# Walmart’s Kickstarting a $1 Trillion Driverless Delivery Market



## Single Malt (Nov 11, 2018)

https://www.bloomberg.com/news/arti...rting-a-1-trillion-driverless-delivery-market


----------



## 1.5xorbust (Nov 22, 2017)

‘This may be the least glamorous part of the driverless delivery business.’ I wonder what the most glamorous part is.


----------



## goneubering (Aug 17, 2017)

Only ONE trillion dollars??!! That will never get the job done. Let’s make it TEN trillion dollars since it’s mostly all fantasy anyway.


----------



## Stevie The magic Unicorn (Apr 3, 2018)




----------



## RabbleRouser (Apr 30, 2019)

It will NEVER happen✅
Technology is BUNK!!!✅
Show me the video✅
No video then it never, nor will ever occur ✅
SDC Kill and cant do what human Drivers can ✅
A robot will NEVER REPLACE man✅
I read an article claiming the ??Trillions ??spent on SDC is “Fool hardy”
?????


----------



## uberdriverfornow (Jan 10, 2016)

just trying to boost their stock price

still no actual sdc's driving themselves on the road and never will be


----------



## RabbleRouser (Apr 30, 2019)

https://www.fleetowner.com/autonomo...kstarts-1-trillion-driverless-delivery-market
https://www.latimes.com/business/la-fi-tn-walmart-self-driving-delivery-vans-20190619-story.html
LIES‼‼‼
The media lies
Corporations lie
Wall Street lies

Only Uber drivers know the truth........
?club soda can remove Stains on cheap cloth car seats


----------



## getawaycar (Jul 10, 2017)

Despite years of endless hype and hot air, there still isn't a single SDC available for purchase in the consumer or commercial market.
Instead all we get is non-stop corporate PR saturating the news cycle with endless daily stream of press releases and wild-eyed predictions.

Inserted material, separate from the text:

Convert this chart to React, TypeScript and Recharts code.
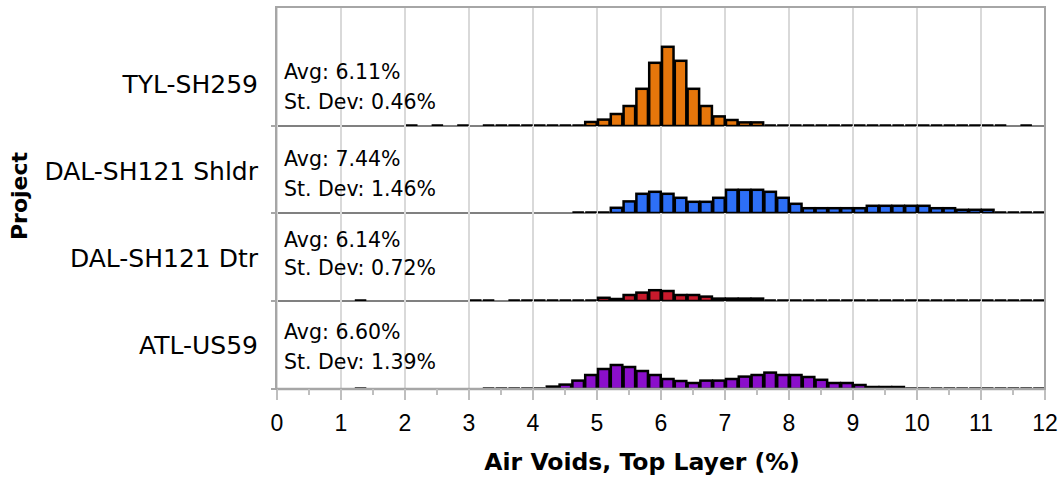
import React from "react";
import { BarChart, Bar, XAxis, YAxis, CartesianGrid } from "recharts";

// histogram bins, 0.2 % wide, by lower edge
const binStarts = [
  0, 0.2, 0.4, 0.6, 0.8, 1, 1.2, 1.4, 1.6, 1.8,
  2, 2.2, 2.4, 2.6, 2.8, 3, 3.2, 3.4, 3.6, 3.8,
  4, 4.2, 4.4, 4.6, 4.8, 5, 5.2, 5.4, 5.6, 5.8,
  6, 6.2, 6.4, 6.6, 6.8, 7, 7.2, 7.4, 7.6, 7.8,
  8, 8.2, 8.4, 8.6, 8.8, 9, 9.2, 9.4, 9.6, 9.8,
  10, 10.2, 10.4, 10.6, 10.8, 11, 11.2, 11.4, 11.6, 11.8,
];
const BIN_W = 0.2;

const projects = ["TYL-SH259", "DAL-SH121 Shldr", "DAL-SH121 Dtr", "ATL-US59"];
const avgs = ["6.11%", "7.44%", "6.14%", "6.60%"];
const stDevs = ["0.46%", "1.46%", "0.72%", "1.39%"];
const colors = ["#E6760B", "#2D6FF7", "#C81A2C", "#8B0FCB"];

// frequency (%) per bin; null = no bin drawn, 0 = empty bin
const tyl = [
  null, null, null, null, null, null, null, null, null, null,
  0, null, 0, null, 0, null, 0, 0, 0, 0,
  0, 0, 0, 0, 1.0, 1.6, 3.0, 5.0, 9.3, 15.8,
  19.8, 16.3, 9.3, 5.0, 2.4, 1.5, 0.9, 0.9, 0, 0,
  0, 0, 0, 0, 0, 0, 0, 0, 0, 0,
  0, 0, 0, 0, 0, 0, 0, null, 0, null,
];
const dalShldr = [
  null, null, null, null, null, null, null, null, null, null,
  null, null, null, null, null, null, null, null, null, null,
  null, null, null, 0, 0, 0, 1.3, 2.9, 4.8, 5.3,
  4.8, 3.8, 2.8, 2.8, 3.8, 5.8, 5.8, 5.8, 5.3, 3.8,
  2.3, 1.2, 1.2, 1.2, 1.2, 1.2, 1.8, 1.8, 1.8, 1.8,
  1.8, 1.2, 1.2, 0.8, 0.8, 0.8, 0, 0, 0, 0,
];
const dalDtr = [
  null, null, null, null, null, null, 0, null, null, null,
  null, null, null, null, null, 0, 0, null, 0, 0,
  0, 0, 0, 0, 0, 0.8, 0.5, 1.5, 2.1, 2.7,
  2.5, 1.5, 1.5, 1.1, 0.6, 0.6, 0.6, 0.6, 0, 0,
  0, 0, 0, 0, 0, 0, 0, 0, 0, 0,
  0, 0, 0, 0, 0, 0, 0, 0, 0, 0,
];
const atl = [
  null, null, null, null, null, null, 0, null, null, null,
  null, null, null, null, null, null, 0, 0, 0, 0,
  0, 0.6, 1.1, 2.1, 3.5, 5.0, 6.0, 5.5, 4.5, 3.5,
  2.5, 2.0, 1.5, 2.1, 2.1, 2.5, 3.1, 3.5, 4.1, 3.5,
  3.5, 3.0, 2.3, 1.5, 1.5, 1.0, 0.5, 0.5, 0.5, 0,
  0, 0, 0, 0, 0, 0, 0, 0, 0, 0,
];
const series = [tyl, dalShldr, dalDtr, atl];

const xTicks = [0, 1, 2, 3, 4, 5, 6, 7, 8, 9, 10, 11, 12];
const halfTicks = [
  0, 0.5, 1, 1.5, 2, 2.5, 3, 3.5, 4, 4.5, 5, 5.5, 6,
  6.5, 7, 7.5, 8, 8.5, 9, 9.5, 10, 10.5, 11, 11.5, 12,
];

// layout
const PLOT_LEFT = 277;
const PLOT_W = 768;
const SIDE = 40;
const PX_PER_UNIT = 4;
const panelTops = [7, 126, 213, 301];
const panelHeights = [119, 87, 88, 88];
const AXIS_H = 91;
const labelY = [84, 171, 258, 345];
const avgY = [72, 159, 240, 332];
const sdY = [102, 189, 268, 362];

const FONT = "'DejaVu Sans', sans-serif";

function HistBar(props: any) {
  const { x, y, width, height, fill, payload } = props;
  if (payload == null || payload.v == null || isNaN(y)) return null;
  if (payload.v === 0) {
    const yb = y + (height || 0);
    return <line x1={x} x2={x + width} y1={yb} y2={yb} stroke="#000" strokeWidth={3.5} />;
  }
  return <rect x={x} y={y} width={width} height={height} fill={fill} stroke="#000" strokeWidth={2.5} />;
}

function AxisTick(props: any) {
  const { x, y, payload } = props;
  const v = payload.value;
  const major = Number.isInteger(v);
  return (
    <g>
      <line x1={x} x2={x} y1={y} y2={y + (major ? 11 : 6)} stroke="#bfbfbf" strokeWidth={2} />
      {major && (
        <text x={x} y={y + 42} textAnchor="middle" fontSize={23} fontFamily="'Liberation Sans', sans-serif" fill="#000">
          {v}
        </text>
      )}
    </g>
  );
}

function Panel({ idx }: { idx: number }) {
  const h = panelHeights[idx];
  const last = idx === series.length - 1;
  const data = binStarts.map((b, i) => ({ x: b + BIN_W / 2, v: series[idx][i] }));
  return (
    <div style={{ position: "absolute", left: PLOT_LEFT - SIDE, top: panelTops[idx] }}>
      <BarChart
        width={PLOT_W + 2 * SIDE}
        height={last ? h + AXIS_H : h}
        data={data}
        margin={{ top: 0, right: SIDE, bottom: 0, left: SIDE }}
      >
        <CartesianGrid vertical horizontal={false} verticalValues={xTicks} stroke="#d9d9d9" strokeWidth={2} />
        <XAxis
          type="number"
          dataKey="x"
          domain={[0, 12]}
          ticks={last ? halfTicks : xTicks}
          interval={0}
          hide={!last}
          height={last ? AXIS_H : 0}
          axisLine={{ stroke: "#a6a6a6", strokeWidth: 2.5 }}
          tickLine={false}
          tickSize={0}
          tickMargin={0}
          tick={<AxisTick />}
        />
        <YAxis hide domain={[0, h / PX_PER_UNIT]} allowDataOverflow />
        <Bar dataKey="v" fill={colors[idx]} barSize={BIN_W * (PLOT_W / 12)} shape={HistBar} isAnimationActive={false} />
      </BarChart>
    </div>
  );
}

export default function App() {
  return (
    <div style={{ position: "absolute", left: 0, top: 0, width: 1058, height: 480, background: "#fff", fontFamily: FONT }}>
      {/* panel baselines, behind the bars */}
      {panelTops.map((t, i) => (
        <div
          key={"bl" + i}
          style={{ position: "absolute", left: PLOT_LEFT, top: t + panelHeights[i] - 1.25, width: PLOT_W, height: 2.5, background: "#808080" }}
        />
      ))}
      {projects.map((_, i) => (
        <Panel key={i} idx={i} />
      ))}
      {/* plot frame */}
      <div
        style={{
          position: "absolute",
          left: 275,
          top: 6,
          width: 771,
          height: 384,
          boxSizing: "border-box",
          borderTop: "2px solid #a6a6a6",
          borderLeft: "2px solid #a6a6a6",
          borderRight: "2px solid #a6a6a6",
          pointerEvents: "none",
        }}
      />
      {panelTops.slice(1).concat([389]).map((t, i) => (
        <div key={"tk" + i} style={{ position: "absolute", left: 271, top: t - 1, width: 6, height: 2, background: "#a6a6a6" }} />
      ))}
      {projects.map((p, i) => (
        <div
          key={p}
          style={{ position: "absolute", right: 1058 - 258, top: labelY[i] - 12.5, fontSize: 25, lineHeight: "25px", whiteSpace: "nowrap", color: "#000" }}
        >
          {p}
        </div>
      ))}
      {projects.map((p, i) => (
        <React.Fragment key={"s" + i}>
          <div style={{ position: "absolute", left: 284, top: avgY[i] - 10, fontSize: 20.5, lineHeight: "20px", whiteSpace: "nowrap" }}>
            Avg: {avgs[i]}
          </div>
          <div style={{ position: "absolute", left: 284, top: sdY[i] - 10, fontSize: 20.5, lineHeight: "20px", whiteSpace: "nowrap" }}>
            St. Dev: {stDevs[i]}
          </div>
        </React.Fragment>
      ))}
      <div
        style={{
          position: "absolute",
          left: 20,
          top: 196,
          transform: "translate(-50%, -50%) rotate(-90deg)",
          fontSize: 22,
          fontWeight: "bold",
          lineHeight: "22px",
          whiteSpace: "nowrap",
        }}
      >
        Project
      </div>
      <div
        style={{
          position: "absolute",
          left: 642,
          top: 462,
          transform: "translate(-50%, -50%)",
          fontSize: 23.5,
          fontWeight: "bold",
          lineHeight: "24px",
          whiteSpace: "nowrap",
        }}
      >
        Air Voids, Top Layer (%)
      </div>
    </div>
  );
}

The SDC hype has all the hallmarks of a classic Wall Street pump and dump financial bubble.


----------



## ANT 7 (Oct 14, 2018)

Just who wants SDC's anyways ?


----------



## RabbleRouser (Apr 30, 2019)

ANT 7 said:


> Just who wants SDC's anyways ?



Insurance Companies
Manufacturers 
Wealthy Investors
World Governments
The entire multi-trillion dollar technology industry
The World Economic Forum in the past 3 years, AI, SDC have gone from a curiosity to a centerpiece of conversation.

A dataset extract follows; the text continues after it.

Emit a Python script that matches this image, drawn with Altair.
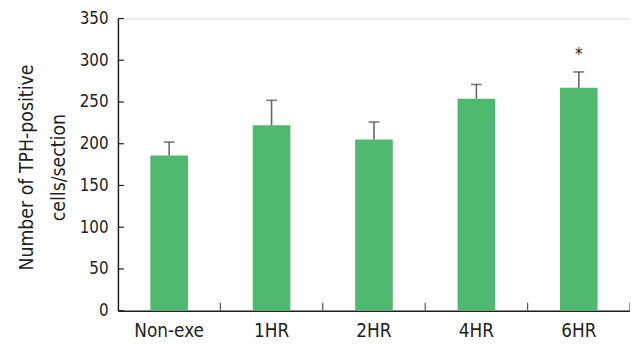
import altair as alt
import pandas as pd

categories = ["Non-exe", "1HR", "2HR", "4HR", "6HR"]
means = [186, 222, 205, 254, 267]
errors = [16, 30, 21, 17, 19]
marks = ["", "", "", "", "*"]
y_ticks = [0, 50, 100, 150, 200, 250, 300, 350]

df = pd.DataFrame({
    "cat": categories,
    "mean": means,
    "upper": [m + e for m, e in zip(means, errors)],
    "mark": marks,
})
df["star_y"] = [u + 14 for u in df["upper"]]
ticks_df = pd.DataFrame({"v": y_ticks})

FONT = "DejaVu Sans Condensed"
DARK = "#231f20"
W, H = 517, 295

x_enc = alt.X("cat:N", sort=categories, scale=alt.Scale(paddingInner=0, paddingOuter=0),
              axis=alt.Axis(title=None, ticks=False, tickSize=0, labelAngle=0,
                            labelFont=FONT, labelFontSize=19, labelColor=DARK,
                            labelPadding=11, domainColor=DARK, domainWidth=1.5))
y_scale = alt.Scale(domain=[0, 350], nice=False, zero=True)

bars = alt.Chart(df).mark_bar(size=38, color="#4fba6f").encode(
    x=x_enc,
    y=alt.Y("mean:Q", scale=y_scale,
            axis=alt.Axis(title=["Number of TPH-positive", "cells/section"],
                          values=y_ticks, ticks=False, tickSize=0, grid=False,
                          labelFont=FONT, labelFontSize=17, labelColor=DARK,
                          labelPadding=10, domainColor=DARK, domainWidth=1.5,
                          titleFont=FONT, titleFontSize=19.5, titleFontWeight="normal",
                          titleColor=DARK, titleLineHeight=32,
                          titleBaseline="alphabetic", titleX=-86, titleY=150,
                          titleAngle=-90)),
)

stems = alt.Chart(df).mark_rule(color="#666666", strokeWidth=1.6).encode(
    x=alt.X("cat:N", sort=categories),
    y=alt.Y("mean:Q", scale=y_scale),
    y2="upper:Q",
)

caps = alt.Chart(df).mark_tick(color="#444444", size=11, thickness=1.6).encode(
    x=alt.X("cat:N", sort=categories),
    y=alt.Y("upper:Q", scale=y_scale),
)

stars = alt.Chart(df).mark_text(font=FONT, fontSize=17, color=DARK, baseline="alphabetic").encode(
    x=alt.X("cat:N", sort=categories),
    y=alt.Y("star_y:Q", scale=y_scale),
    text="mark:N",
)

ytick_marks = alt.Chart(ticks_df).mark_rule(color=DARK, strokeWidth=1.2).encode(
    y=alt.Y("v:Q", scale=y_scale),
    x=alt.value(0),
    x2=alt.value(6),
)

xtick_marks = alt.Chart(df).mark_rule(color="#555555", strokeWidth=1.2).encode(
    x=alt.X("cat:N", sort=categories, bandPosition=1),
    y=alt.value(H),
    y2=alt.value(H - 8),
)

chart = alt.layer(bars, stems, caps, stars, ytick_marks, xtick_marks).properties(
    width=W, height=H,
    autosize=alt.AutoSizeParams(type="none"),
    padding={"left": 111, "top": 9, "right": 0, "bottom": 30},
).configure_view(stroke=None).configure(background="white")

chart.save("out.html", embed_options={"renderer": "svg", "actions": False})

https://www.thedrive.com/tech/20408/wait-who-even-asked-for-self-driving-cars-in-the-first-place


----------



## peteyvavs (Nov 18, 2015)

If they buy there cars from the same place they buy the rest of their products they’ll need 50 Trillion dollars.


----------



## goneubering (Aug 17, 2017)

ANT 7 said:


> Just who wants SDC's anyways ?


The people behind Uber and Lyft stock.


----------



## ANT 7 (Oct 14, 2018)

Those are algo's.....not people.


----------



## goneubering (Aug 17, 2017)

ANT 7 said:


> Those are algo's.....not people.


Algos can make trades but it's the banks and really rich people who are pushing the SDC fantasy as a way to prop up Uber and Lyft stock prices at irrational levels.


----------



## lyft_rat (Jul 1, 2019)

RabbleRouser said:


> Insurance Companies
> Manufacturers
> Wealthy Investors
> World Governments
> ...


And the next generation of kids.



goneubering said:


> Algos can make trades but it's the banks and really rich people who are pushing the SDC fantasy as a way to prop up Uber and Lyft stock prices at irrational levels.

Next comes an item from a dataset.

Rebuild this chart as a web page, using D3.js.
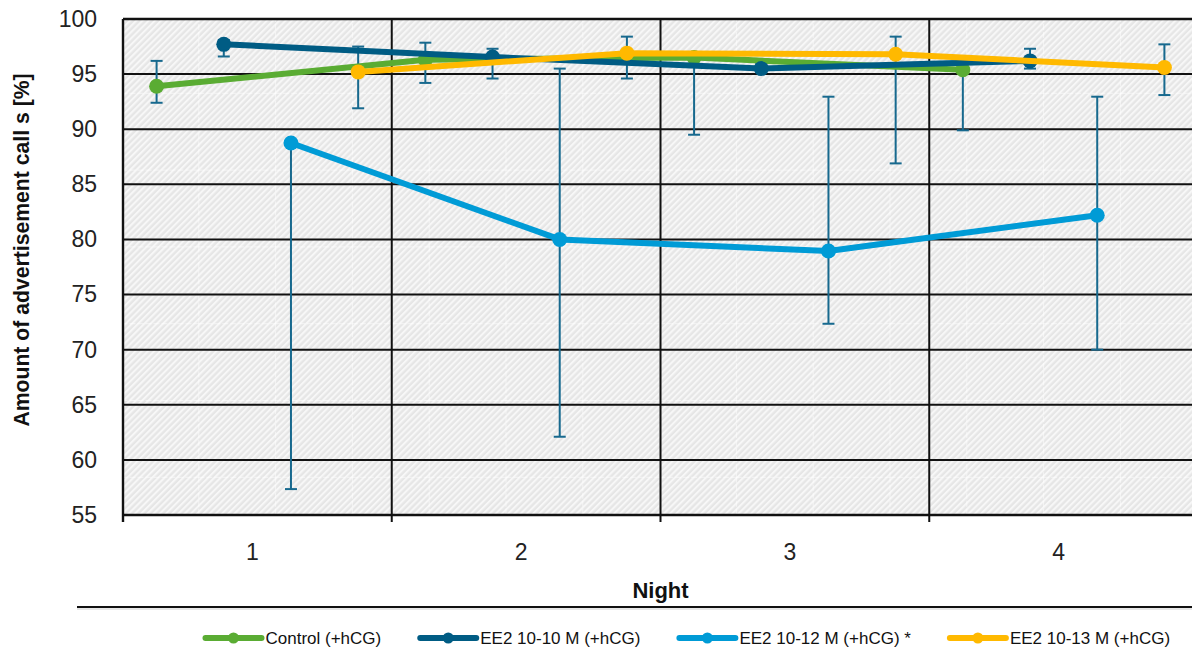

So buy it if you believe in it or short it if you don't, but don't just complain because opportunity is in front of you either way.


----------



## uberdriverfornow (Jan 10, 2016)

each and every carmaker has issues getting human driven cars to work....and they expect us to think they can ever get a death trap sdc to work perfectly ?....suuuuuure


----------



## tohunt4me (Nov 23, 2015)

peteyvavs said:


> If they buy there cars from the same place they buy the rest of their products they'll need 50 Trillion dollars.


China.
Communist SDC.


----------



## iheartuber (Oct 31, 2015)

RabbleRouser said:


> https://www.fleetowner.com/autonomo...kstarts-1-trillion-driverless-delivery-market
> https://www.latimes.com/business/la-fi-tn-walmart-self-driving-delivery-vans-20190619-story.html
> LIES‼‼‼
> The media lies
> ...


I know you like to insult Uber drivers but it must burn you that after 2 years nothing you have ever predicted came true and the "stupid" drivers were right


----------



## RabbleRouser (Apr 30, 2019)

iheartuber said:


> I know you like to insult Uber drivers but it must burn you that after 2 years nothing you have ever predicted came true and the "stupid" drivers were right


You tell 'em Tomato!
I guess 2 years is an eternity with one foot in the grave. Greg, keep the faith. best to monica

https://jalopnik.com/come-celebrate-jason-s-book-about-autonomous-cars-at-ou-1836421707


----------



## iheartuber (Oct 31, 2015)

RabbleRouser said:


> Best to monica
> 
> https://jalopnik.com/come-celebrate-jason-s-book-about-autonomous-cars-at-ou-1836421707


Tell her yourself. You're the one that works for her



RabbleRouser said:


> You tell 'em Tomato!
> I guess 2 years is an eternity with one foot in the grave. Greg, keep the faith. best to monica
> 
> https://jalopnik.com/come-celebrate-jason-s-book-about-autonomous-cars-at-ou-1836421707


I'm confused...

You say I have "one foot in the grave" because I'm an Uber driver and before you know it waymo will replace me with a robot car

But then you say I'm the Tomato who works WITH waymo

So which is it?

#rabblerouserisconfused


----------